Dalam novel 17 Years of Love Song ini, Orizuka sebagai penulis menggunakan alur maju-mundur-maju. Tokoh Leo yang telah berusia 30an dikisahkan sedang mengenang masa 17 tahun yang lalu, kala awal pertemuan dengan Nana. Mereka bersahabat, terpisah, berjumpa kembali lalu merajut bahtera rumah tangga bersama. Mungkin ini sebabnya dalam kata pengantarnya penulis mengatakan bahawa novelnya kali ini bergenre antara teenlit dan chicklit. Dalam kategori saya pribadi menyebutnya dari young adult menuju adult.
Kekuatan novel ini, menurut saya, adalah penggambaran watak, sikap dan perasaan tokoh yang kuat, hingga dari kisah yang sederhana ini, Orizuka mampu mengaduk emosi pembacanya hingga berurai air mata.
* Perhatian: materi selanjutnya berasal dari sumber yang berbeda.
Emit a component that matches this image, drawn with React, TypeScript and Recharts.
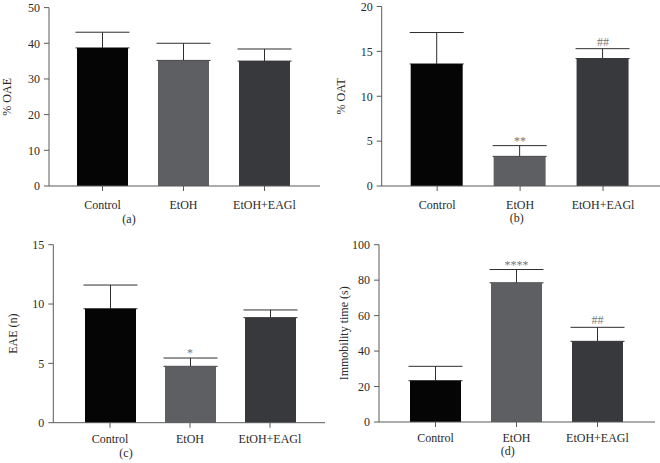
import React from "react";
import { BarChart, Bar, XAxis, YAxis, Cell, ErrorBar, ReferenceDot } from "recharts";

const groups = ["Control", "EtOH", "EtOH+EAGl"];
const barColors = ["#050505", "#5e5f63", "#38393c"];

// (a) % OAE
const oae = [38.7, 35.2, 35.0];
const oaeErr = [4.4, 4.8, 3.4];
const oaeSig = ["", "", ""];
const oaeTicks = [0, 10, 20, 30, 40, 50];

// (b) % OAT
const oat = [13.6, 3.3, 14.2];
const oatErr = [3.5, 1.2, 1.1];
const oatSig = ["", "**", "##"];
const oatTicks = [0, 5, 10, 15, 20];

// (c) EAE (n)
const eae = [9.6, 4.75, 8.85];
const eaeErr = [2.0, 0.7, 0.65];
const eaeSig = ["", "*", ""];
const eaeTicks = [0, 5, 10, 15];

// (d) Immobility time (s)
const immobility = [23.3, 78.5, 45.5];
const immobilityErr = [8.1, 7.5, 7.9];
const immobilitySig = ["", "****", "##"];
const immobilityTicks = [0, 20, 40, 60, 80, 100];

const axisColor = "#5a5a5a";
const textColor = "#2a2a2a";
const font = "'Liberation Serif', 'Times New Roman', serif";

type PanelProps = {
  left: number;
  top: number;
  width: number;
  height: number;
  axisW: number;
  mTop: number;
  mRight: number;
  xAxisH: number;
  xTickMargin: number;
  pad: { left: number; right: number };
  barSize: number;
  values: number[];
  errors: number[];
  sig: string[];
  ticks: number[];
  yLabel: string;
  yLabelX: number;
};

const yLabelContent = (text: string, x: number) => (props: any) => {
  const vb = props.viewBox || {};
  const cy = (vb.y ?? 0) + (vb.height ?? 0) / 2;
  return (
    <text
      x={x}
      y={cy}
      transform={`rotate(-90 ${x} ${cy})`}
      textAnchor="middle"
      dominantBaseline="central"
      fill={textColor}
      fontSize={12}
      fontFamily={font}
    >
      {text}
    </text>
  );
};

function Panel(p: PanelProps) {
  const rows = groups.map((g, i) => ({ name: g, value: p.values[i], err: [0, p.errors[i]] }));
  const tickStyle = { fill: textColor, fontSize: 12, fontFamily: font };
  return (
    <div style={{ position: "absolute", left: p.left, top: p.top }}>
      <BarChart
        width={p.width}
        height={p.height}
        data={rows}
        margin={{ top: p.mTop, right: p.mRight, left: 0, bottom: 0 }}
        style={{ overflow: "visible" }}
      >
        <XAxis
          dataKey="name"
          height={p.xAxisH}
          padding={p.pad}
          tick={tickStyle}
          tickSize={5}
          tickMargin={p.xTickMargin}
          stroke={axisColor}
          axisLine={{ stroke: axisColor }}
          tickLine={{ stroke: axisColor }}
        />
        <YAxis
          width={p.axisW}
          domain={[p.ticks[0], p.ticks[p.ticks.length - 1]]}
          ticks={p.ticks}
          interval={0}
          tick={tickStyle}
          tickSize={5}
          tickMargin={4}
          stroke={axisColor}
          axisLine={{ stroke: axisColor }}
          tickLine={{ stroke: axisColor }}
          label={{ content: yLabelContent(p.yLabel, p.yLabelX) }}
        />
        <Bar dataKey="value" barSize={p.barSize} isAnimationActive={false}>
          {rows.map((r, i) => (
            <Cell key={r.name} fill={barColors[i]} />
          ))}
          <ErrorBar dataKey="err" width={27} stroke="#2e2e2e" strokeWidth={1} zIndex={250} isAnimationActive={false} />
        </Bar>
        {groups.map((g, i) =>
          p.sig[i] ? (
            <ReferenceDot
              key={g}
              x={g}
              y={p.values[i] + p.errors[i]}
              r={0}
              fill="none"
              stroke="none"
              label={{
                value: p.sig[i],
                position: "top",
                offset: p.sig[i].startsWith("*") ? 1 : 3,
                fill: "#777777",
                fontSize: 12,
                fontFamily: font,
              }}
            />
          ) : null
        )}
      </BarChart>
    </div>
  );
}

const Caption = ({ text, x, y }: { text: string; x: number; y: number }) => (
  <div
    style={{
      position: "absolute",
      left: x - 20,
      top: y - 8,
      width: 40,
      textAlign: "center",
      fontSize: 12,
      lineHeight: "16px",
      color: textColor,
      fontFamily: font,
    }}
  >
    {text}
  </div>
);

export default function App() {
  return (
    <div style={{ position: "absolute", left: 0, top: 0, width: 660, height: 463, background: "#fff", fontFamily: font }}>
      <Panel
        left={0} top={0} width={330} height={231}
        axisW={49} mTop={7.6} mRight={10} xAxisH={45} xTickMargin={9}
        pad={{ left: 13, right: 15 }} barSize={51}
        values={oae} errors={oaeErr} sig={oaeSig} ticks={oaeTicks}
        yLabel="% OAE" yLabelX={6.7}
      />
      <Panel
        left={330} top={0} width={330} height={231}
        axisW={51.7} mTop={6.5} mRight={0} xAxisH={45} xTickMargin={9}
        pad={{ left: 14, right: 15.5 }} barSize={52}
        values={oat} errors={oatErr} sig={oatSig} ticks={oatTicks}
        yLabel="% OAT" yLabelX={10.5}
      />
      <Panel
        left={0} top={231} width={330} height={232}
        axisW={53.3} mTop={13.7} mRight={5} xAxisH={40.3} xTickMargin={6.5}
        pad={{ left: 16.7, right: 15 }} barSize={51}
        values={eae} errors={eaeErr} sig={eaeSig} ticks={eaeTicks}
        yLabel="EAE (n)" yLabelX={13.3}
      />
      <Panel
        left={330} top={231} width={330} height={232}
        axisW={49} mTop={13.7} mRight={5} xAxisH={41} xTickMargin={6}
        pad={{ left: 16, right: 17 }} barSize={51}
        values={immobility} errors={immobilityErr} sig={immobilitySig} ticks={immobilityTicks}
        yLabel="Immobility time (s)" yLabelX={14.2}
      />
      <Caption text="(a)" x={129} y={218.5} />
      <Caption text="(b)" x={516.7} y={217.5} />
      <Caption text="(c)" x={126} y={452.5} />
      <Caption text="(d)" x={507.7} y={450.5} />
    </div>
  );
}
Namun, tetap saja, bagi pembaca yang kritis akan ada pertanyaan diakibatkan beberapa kejanggalan dalam kisah antara Leo dan Nana ini. Seperti, mengapa Nana tak punya keinginan untuk kuliah atau melanjutkan pendidikannya usai lulus SMU? Nana seakan terlalu larut dengan kesedihan berpisah dengan Leo padahal sebelumnya hidup Nana cukup ceria tanpa Leo. Mengapa tak satu pun warga yang mengetahui keberadaan Nana setelah kecelakaan itu? Bukankah warga kampung memiliki ikatan kekeluargaan yang kuat? Lagipula bukankah polisi telah mengabari warga setempat tentang peristiwa kecelakaan tersebut.
Sebenarnya masih banyak lagi pertanyaan yang mungkin muncul setelah membaca novel ini. Tentu ini disebabkan singkatnya kisah yang disajikan. Namun demikian, novel ini mampu meraih tiga peringkat bintang dari saya pada akun goodreads.